Soaked In Stupidity

Link to today’s strip

“Drenched in irony”…not exactly, unless “irony” is now synonymous with horse doot. So Lisa was either “trying to fit in” or she was trapped in a violent, abusive relationship…which one is it? I also have to assume that Summer is skipping over entire months of this journal, as Lisa now knows she’s pregnant, but whatever. It’s not all going to suddenly start making sense at this point, you know? I just wish Cayla had “drenched” this idiotic journal with gasoline before tossing it into the nearest bonfire.

So, it appears that the big “plan” to foil Frankie’s demented scheme somehow involves putting Jessica’s oft-mentioned camera-pointing and tripod assembly skills to work…finally. Too bad for Boy Lisa that she’s not this ambitious where actual paying gigs are concerned. I haven’t a clue as to how filming Summer reading random diary passages will stop Frankie’s nefarious plot (so to speak), but hey, I guess Batom has to start wrapping this disaster up sooner or later, regardless of whether it makes any sense at all or not. Nor do I know what’s going on with the trippy purple background or the wild scribbling and the less said about Summer’s painfully bony and angular legs, the better. What a fiasco.

Lisa’s Address book?

Ignoring the plot contrivances in today’s strip, such as the idea of someone finding a box while painting (Huh?) or the fact that Lisa had a journal should be well-known to anyone who lives in that household, why is Lisa’s Journal the size of one of those tiny stocking-stuffer address books that we all got at one point in our lives but never used?

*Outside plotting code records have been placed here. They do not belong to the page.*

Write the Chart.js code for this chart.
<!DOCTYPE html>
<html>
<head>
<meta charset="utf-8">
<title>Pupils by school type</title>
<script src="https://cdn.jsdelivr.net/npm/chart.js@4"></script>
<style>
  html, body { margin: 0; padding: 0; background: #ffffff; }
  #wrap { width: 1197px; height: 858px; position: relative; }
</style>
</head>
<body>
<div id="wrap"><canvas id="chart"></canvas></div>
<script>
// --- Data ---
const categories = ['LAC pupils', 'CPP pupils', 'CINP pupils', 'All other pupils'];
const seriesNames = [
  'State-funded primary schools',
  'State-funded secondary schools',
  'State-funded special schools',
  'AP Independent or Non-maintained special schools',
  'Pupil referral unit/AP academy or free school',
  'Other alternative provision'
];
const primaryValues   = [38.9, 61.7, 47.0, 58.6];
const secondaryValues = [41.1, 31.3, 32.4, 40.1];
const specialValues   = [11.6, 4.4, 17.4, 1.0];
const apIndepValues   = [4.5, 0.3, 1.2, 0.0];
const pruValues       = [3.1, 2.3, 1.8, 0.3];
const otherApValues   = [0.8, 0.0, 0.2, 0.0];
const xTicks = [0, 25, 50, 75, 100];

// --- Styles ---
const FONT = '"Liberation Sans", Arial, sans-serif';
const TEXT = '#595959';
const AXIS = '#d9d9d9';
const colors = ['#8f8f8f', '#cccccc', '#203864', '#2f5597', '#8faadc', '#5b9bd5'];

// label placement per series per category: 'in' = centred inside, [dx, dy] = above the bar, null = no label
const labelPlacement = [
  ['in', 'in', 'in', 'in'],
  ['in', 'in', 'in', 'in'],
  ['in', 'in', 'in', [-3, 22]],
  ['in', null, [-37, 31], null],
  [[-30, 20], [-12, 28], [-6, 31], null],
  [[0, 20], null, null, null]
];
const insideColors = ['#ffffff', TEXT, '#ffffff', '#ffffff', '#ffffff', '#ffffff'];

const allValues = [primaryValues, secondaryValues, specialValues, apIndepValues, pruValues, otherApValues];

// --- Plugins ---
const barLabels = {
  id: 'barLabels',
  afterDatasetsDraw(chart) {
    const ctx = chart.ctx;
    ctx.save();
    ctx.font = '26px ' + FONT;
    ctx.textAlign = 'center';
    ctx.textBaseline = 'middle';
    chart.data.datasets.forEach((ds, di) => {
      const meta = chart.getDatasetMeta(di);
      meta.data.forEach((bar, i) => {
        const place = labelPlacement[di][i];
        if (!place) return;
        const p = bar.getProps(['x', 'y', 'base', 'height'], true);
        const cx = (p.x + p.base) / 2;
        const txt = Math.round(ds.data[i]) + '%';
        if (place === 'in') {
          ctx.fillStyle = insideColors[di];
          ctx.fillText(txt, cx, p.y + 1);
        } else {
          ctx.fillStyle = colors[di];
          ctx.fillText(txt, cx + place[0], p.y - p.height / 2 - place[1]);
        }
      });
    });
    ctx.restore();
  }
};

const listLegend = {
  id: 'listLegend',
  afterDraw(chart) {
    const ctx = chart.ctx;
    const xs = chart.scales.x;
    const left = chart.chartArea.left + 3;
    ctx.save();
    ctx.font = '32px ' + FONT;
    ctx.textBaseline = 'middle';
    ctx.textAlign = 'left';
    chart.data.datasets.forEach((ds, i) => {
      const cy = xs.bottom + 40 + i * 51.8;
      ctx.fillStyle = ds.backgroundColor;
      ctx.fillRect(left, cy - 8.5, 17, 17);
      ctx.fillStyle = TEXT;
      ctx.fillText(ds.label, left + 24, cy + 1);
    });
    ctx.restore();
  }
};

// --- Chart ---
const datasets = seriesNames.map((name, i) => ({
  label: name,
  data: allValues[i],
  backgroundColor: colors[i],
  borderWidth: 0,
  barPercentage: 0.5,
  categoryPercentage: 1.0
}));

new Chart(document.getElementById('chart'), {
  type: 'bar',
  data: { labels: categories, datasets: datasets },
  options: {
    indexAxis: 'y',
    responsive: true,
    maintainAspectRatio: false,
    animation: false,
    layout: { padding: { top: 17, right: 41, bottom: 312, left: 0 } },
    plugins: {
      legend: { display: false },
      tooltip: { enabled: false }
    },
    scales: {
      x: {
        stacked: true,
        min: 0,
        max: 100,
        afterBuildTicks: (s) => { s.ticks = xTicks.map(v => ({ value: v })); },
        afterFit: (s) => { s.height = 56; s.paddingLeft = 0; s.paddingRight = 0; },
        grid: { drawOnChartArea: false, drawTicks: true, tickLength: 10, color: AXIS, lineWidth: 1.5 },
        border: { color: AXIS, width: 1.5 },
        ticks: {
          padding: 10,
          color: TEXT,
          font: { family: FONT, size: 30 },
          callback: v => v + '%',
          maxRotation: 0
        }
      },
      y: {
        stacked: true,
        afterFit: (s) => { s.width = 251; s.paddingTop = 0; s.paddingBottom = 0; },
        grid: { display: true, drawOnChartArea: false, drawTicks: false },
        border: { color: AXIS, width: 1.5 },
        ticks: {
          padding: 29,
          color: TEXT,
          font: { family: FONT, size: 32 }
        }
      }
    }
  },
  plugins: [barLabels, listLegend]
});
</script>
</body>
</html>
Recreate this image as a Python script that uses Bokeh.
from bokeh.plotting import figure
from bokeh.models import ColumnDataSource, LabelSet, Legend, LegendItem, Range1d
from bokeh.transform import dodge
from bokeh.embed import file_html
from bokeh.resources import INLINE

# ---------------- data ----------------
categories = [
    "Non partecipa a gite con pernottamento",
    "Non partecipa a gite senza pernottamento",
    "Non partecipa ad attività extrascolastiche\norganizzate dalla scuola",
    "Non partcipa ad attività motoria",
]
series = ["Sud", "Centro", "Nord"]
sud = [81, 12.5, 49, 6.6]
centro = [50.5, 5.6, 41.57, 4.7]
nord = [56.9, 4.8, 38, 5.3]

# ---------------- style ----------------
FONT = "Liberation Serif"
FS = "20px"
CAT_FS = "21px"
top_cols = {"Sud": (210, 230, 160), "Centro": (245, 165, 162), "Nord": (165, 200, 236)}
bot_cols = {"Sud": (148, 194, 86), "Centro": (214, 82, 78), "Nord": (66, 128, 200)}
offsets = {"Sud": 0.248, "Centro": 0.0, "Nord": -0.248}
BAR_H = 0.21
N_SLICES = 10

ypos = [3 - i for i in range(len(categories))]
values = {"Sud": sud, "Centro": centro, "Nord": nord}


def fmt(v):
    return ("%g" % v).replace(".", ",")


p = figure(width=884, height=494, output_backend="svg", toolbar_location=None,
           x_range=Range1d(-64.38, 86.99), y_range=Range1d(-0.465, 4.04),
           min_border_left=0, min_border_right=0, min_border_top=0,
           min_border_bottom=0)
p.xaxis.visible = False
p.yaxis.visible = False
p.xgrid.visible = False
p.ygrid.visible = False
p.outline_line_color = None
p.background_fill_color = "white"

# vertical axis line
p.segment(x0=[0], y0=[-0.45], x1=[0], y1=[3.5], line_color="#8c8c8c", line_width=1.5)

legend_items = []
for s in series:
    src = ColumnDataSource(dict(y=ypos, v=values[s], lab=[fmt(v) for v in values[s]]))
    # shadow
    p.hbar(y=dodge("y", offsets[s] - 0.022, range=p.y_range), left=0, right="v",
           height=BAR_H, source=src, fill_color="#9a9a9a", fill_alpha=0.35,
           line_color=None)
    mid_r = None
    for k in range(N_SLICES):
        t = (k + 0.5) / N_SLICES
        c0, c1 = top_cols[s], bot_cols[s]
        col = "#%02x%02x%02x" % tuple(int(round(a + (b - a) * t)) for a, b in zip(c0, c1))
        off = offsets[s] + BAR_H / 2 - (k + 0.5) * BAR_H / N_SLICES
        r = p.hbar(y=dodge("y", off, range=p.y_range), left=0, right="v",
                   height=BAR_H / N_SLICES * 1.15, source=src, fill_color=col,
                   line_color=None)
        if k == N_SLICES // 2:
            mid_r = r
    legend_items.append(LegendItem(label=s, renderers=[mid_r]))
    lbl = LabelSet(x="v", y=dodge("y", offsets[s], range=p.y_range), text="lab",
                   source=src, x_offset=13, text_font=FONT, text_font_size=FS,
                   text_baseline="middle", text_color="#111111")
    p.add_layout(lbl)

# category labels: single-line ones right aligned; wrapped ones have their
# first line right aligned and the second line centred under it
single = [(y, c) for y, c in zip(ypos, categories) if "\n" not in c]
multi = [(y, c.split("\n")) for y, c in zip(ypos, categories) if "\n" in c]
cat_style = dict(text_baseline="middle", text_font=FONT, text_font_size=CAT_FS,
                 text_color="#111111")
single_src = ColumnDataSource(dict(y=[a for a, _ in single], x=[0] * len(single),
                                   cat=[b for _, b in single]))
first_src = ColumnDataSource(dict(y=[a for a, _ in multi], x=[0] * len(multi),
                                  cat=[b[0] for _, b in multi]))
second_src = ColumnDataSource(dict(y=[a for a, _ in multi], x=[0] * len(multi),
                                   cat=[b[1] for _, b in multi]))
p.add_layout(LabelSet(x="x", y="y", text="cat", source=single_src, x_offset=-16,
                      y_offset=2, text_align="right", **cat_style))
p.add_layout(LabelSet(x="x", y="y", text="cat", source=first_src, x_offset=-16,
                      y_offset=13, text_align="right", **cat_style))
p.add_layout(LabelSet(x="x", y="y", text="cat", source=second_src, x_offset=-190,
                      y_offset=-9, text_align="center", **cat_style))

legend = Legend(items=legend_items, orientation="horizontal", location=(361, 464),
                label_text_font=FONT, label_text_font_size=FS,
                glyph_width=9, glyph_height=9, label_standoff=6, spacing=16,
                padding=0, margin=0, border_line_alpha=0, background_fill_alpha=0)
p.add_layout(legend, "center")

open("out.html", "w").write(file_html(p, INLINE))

I’m halfway ready for my close-up, Mr. DeMille

Finally, after spending a week laboriously rehashing details we already knew, the
story arc goes somewhere. Too bad it’s Saturday and Sunday’s color strip will likely feature Les helping Pete move out of the apartment above Montoni’s.

And calling all you eagle-eyed nitpicking snarkers out there! Has Lisa’s journal *ever* been mentioned before? I mean, I know she left a massive library of reconning VHS tapes but I don’t recall anyone every saying anything about any journal.

Not the Van’again

It looks like Tombat finally secured enough of a budget to show instead of just tell. A wise move in this medium of art! It may not be enough to keep Les and crowd interested, however, as they’re starting to look as bored as most of the readers. I’m not sure why they’re facing “Jff” like they’re a firing squad but there’s not many places to go when a wall of text takes over your living room.

Today we finally get a peek at what went down that fabeled, magical night. Maybe. Actually, today’s comic left me even *more* confused than at the beginning of the week!

Mr. Machina is my father. Call me Deus.

There’s several tropes to check off here; a known fact being repeated endlessly, (Yes, we’ve known there was a struggle in the van for about three weeks now) a wall of text expanding at an alarming rate and some very, very plodding story telling.
Today’s strip is much more enjoyable if read in Droopy’s voice.